Effect of component layer thickness on the bending behaviors of roll-bonded tri-layered Mg/Al/STS clad composites

The bending and failure behaviors of roll-bonded tri-layered 3.8 mm thick Mg/Al/STS composite plates with different Mg layer thickness were studied under two different testing conditions (Mg layer in tension, or STS in tension). The load–displacement and failure behaviors were found to be influenced by the stacking structure of Mg, Al and STS with various thicknesses. Bending failure resistance was greater under the bending condition of STS layer in tension. 2.3Mg/Al/STS with a thicker Mg layer (2.3 mm) were found to be more susceptible to the failure due to Mg layer fracture under the condition of Mg in tension whereas it exhibited the higher bending load under the condition of STS in tension.
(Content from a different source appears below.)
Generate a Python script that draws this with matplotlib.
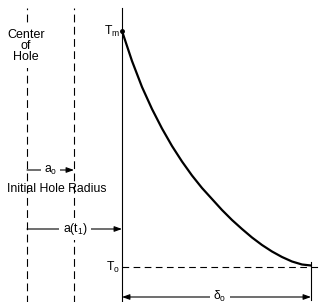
import matplotlib
matplotlib.use("Agg")
import matplotlib.pyplot as plt

plt.rcParams['font.family'] = ['Liberation Sans', 'DejaVu Sans']
plt.rcParams['mathtext.fontset'] = 'custom'
plt.rcParams['mathtext.rm'] = 'Liberation Sans'
plt.rcParams['mathtext.it'] = 'Liberation Sans'
plt.rcParams['mathtext.default'] = 'regular'

# ---- data (radial distance measured from the hole surface at time t1) ----
hole_center = -95          # centre of hole
initial_radius_edge = -48  # edge of initial hole (a_o)
surface = 0                # hole surface at t1, a(t1)
delta0 = 189               # thermal penetration depth
Tm = 236                   # melt temperature (relative)
T0 = 0                     # ambient temperature

curve_r = [0, 10, 20, 30, 40, 50, 60, 70, 80, 90, 100, 110, 120, 130,
           140, 150, 160, 170, 180, 189]
curve_T = [236, 206, 180, 158, 138.5, 121, 105.5, 91.5, 79, 68, 57, 47, 38,
           29.5, 22, 15.5, 10, 5.5, 2.5, 1.5]

labels = {
    'center': 'Center\nof\nHole',
    'init': 'Initial Hole Radius',
    'a0': r'a$_o$',
    'at1': r'a(t$_1$)',
    'Tm': r'T$_m$',
    'T0': r'T$_o$',
    'delta': r'$\delta_o$',
}

fig = plt.figure(figsize=(3.2, 3.02), dpi=100)
ax = fig.add_axes([0, 0, 1, 1])
ax.set_xlim(-122, 198)
ax.set_ylim(-35, 267)
ax.axis('off')

top = 259
bottom = -40
dash = (0, (7, 4))
lw_thin = 0.8

# vertical guide lines
ax.plot([hole_center, hole_center], [bottom, top], color='black', lw=lw_thin, linestyle=dash)
ax.plot([initial_radius_edge, initial_radius_edge], [bottom, top], color='black', lw=lw_thin, linestyle=dash)
ax.plot([surface, surface], [bottom, top], color='black', lw=lw_thin)

# T0 dashed horizontal
ax.plot([surface, 198], [T0, T0], color='black', lw=lw_thin, linestyle=(0, (6, 4)))

# temperature profile
ax.plot(curve_r, curve_T, color='black', lw=1.6, solid_capstyle='round',
        solid_joinstyle='round')
ax.plot([surface], [Tm], 'o', color='black', ms=2.5)

# tick at delta0
ax.plot([delta0, delta0], [-33, 5], color='black', lw=lw_thin)

def arrow(x0, x1, y, both=False):
    style = '<|-|>,head_length=0.5,head_width=0.18' if both else '-|>,head_length=0.5,head_width=0.18'
    ax.annotate('', xy=(x1, y), xytext=(x0, y),
                arrowprops=dict(arrowstyle=style, color='black', lw=lw_thin,
                                shrinkA=0, shrinkB=0, mutation_scale=9))

y_a0 = 97
y_at1 = 38
y_delta = -30
arrow(hole_center, initial_radius_edge, y_a0)
arrow(hole_center, surface, y_at1)
arrow(surface, delta0, y_delta, both=True)

wbox = dict(boxstyle='square,pad=0.25', fc='white', ec='none')
fs = 8.8
ax.text(hole_center - 1, 221, labels['center'], ha='center', va='center', fontsize=9,
        linespacing=0.88, bbox=dict(boxstyle='square,pad=0.4', fc='white', ec='none'))
ax.text((hole_center + initial_radius_edge) / 2, y_a0, labels['a0'], ha='center', va='center',
        fontsize=fs, bbox=wbox)
ax.text(-65, 78, labels['init'], ha='center', va='center', fontsize=fs)
ax.text(-47, y_at1, labels['at1'], ha='center', va='center', fontsize=fs, bbox=wbox)
ax.text(-2, Tm, labels['Tm'], ha='right', va='center', fontsize=fs)
ax.text(-2, T0, labels['T0'], ha='right', va='center', fontsize=fs)
ax.text(98, y_delta + 1, labels['delta'], ha='center', va='center', fontsize=fs, bbox=wbox)

fig.savefig('out.png', dpi=100, facecolor='white')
The formation of inter-layer crack was found to be influenced by the position of the interface with respect to the neutral axis in bending because the shear stress reaches the maximum at the neutral axis. Since the neutral axis in bending is closer to the Al/Mg interface with intermetallic compounds in 2.3Mg/Al/STS with a thicker Mg layer (2.3 mm), it exhibited the more pronounced interface cracks. The position of the interfaces with respect to the neutral axis is found to be an important clad design parameter as well as stacking structure, thickness of layers and interface properties when designing multi-functional multi-layered composite plate.